The overall compliance rate, defined as the percentage of notifications that were followed by participation in a survey, was 65%, i.e., 657 out of 1011 notifications were followed (Med = 76.9, SD = 28.4). To analyze the effects of the project and the participation day on the compliance rate, we applied a multiple linear regression model, using the participation rate (0–100%) as a dependent variable and project, participation day, and their interaction as predictors (see Fig. 6 for the compliance rate). The model explained a significant proportion of variance in the compliance rate, R = .58, R = .52, F(3, 23) = 10.37, p < .001. The main effect—which project was being participated in—was significant, indicating that the compliance rate in the Gratitude project, M = 69.8, Med = 71.3, SD = 10.7, was significantly higher than in the Time Management project, M = 56.1, Med = 57.1, SD = 9.4; b = −0.22, t(23) = −3.71, p = .001; unstandardized coefficients are reported. The main effect of participation day was also significant, showing that the compliance rate decreased by about 2% a day, b = −0.02, t(23) = −3.70, p = .01. There was no significant interaction between the project and the day, indicating that the decrease in participation over time was not significantly different between the two projects, b = 0.01, t(23) = 1.71, p = .10.
Fig. 6

The compliance rates over the course of the two student projects. Note. The percentage of notifications (0–100%) that were followed by survey participation each day. The Gratitude project lasted 14 days and the Time Management project lasted 13 days.

The compliance rates over the course of the two student projects. Note. The percentage of notifications (0–100%) that were followed by survey participation each day. The Gratitude project lasted 14 days and the Time Management project lasted 13 days.

Response time

Study 2’s aim was to evaluate the Samply Research mobile app using participation data from student project surveys. Besides the compliance rate, another informative measure of an app’s usage is response time, which is defined as the time between when the notification is sent and when the survey web page is opened. Overall, the median response time across both projects was 52 minutes 34 seconds (in hours, Med = 0.9, M = 2.9, SD = 5.0).
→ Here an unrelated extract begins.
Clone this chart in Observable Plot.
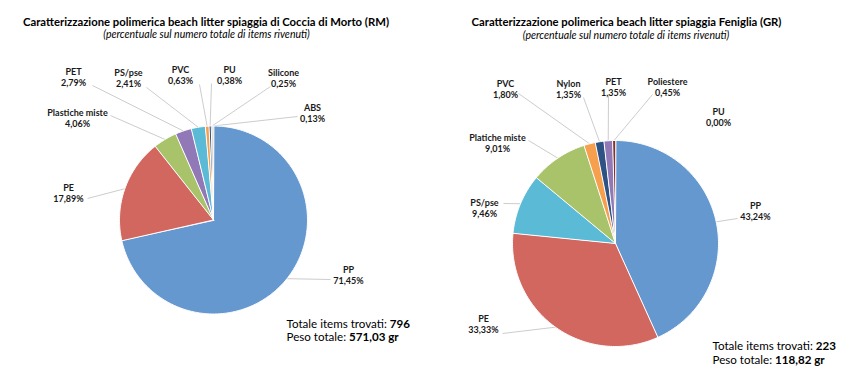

The response time was not significantly different between the Gratitude project, Med = 0.8, M = 2.7, SD = 4.6, and the Time Management project, Med = 1.1, M = 3.4, SD = 5.4, as confirmed by a two-sided Wilcoxon rank-sum test, W = 45346, p = .38. Response times did not change significantly over the course of the projects, as indicated by the day’s lack of any significant effect on the response time in a linear regression model, b = −0.03, t(660) = −0.62, p = .54, model fit: R < .001, R < .001, F(1, 660) = 0.38, p = .54 (see Fig. 7 for response times).
Fig. 7

Response times across different participation days and projects. Note. Box plots display the response time medians (in hours) with the interquartile range (IQR) of the middle 50% of values. Whisker lengths are 1.5 × IQR. Outliers are represented by circles.

Response times across different participation days and projects. Note. Box plots display the response time medians (in hours) with the interquartile range (IQR) of the middle 50% of values. Whisker lengths are 1.5 × IQR. Outliers are represented by circles.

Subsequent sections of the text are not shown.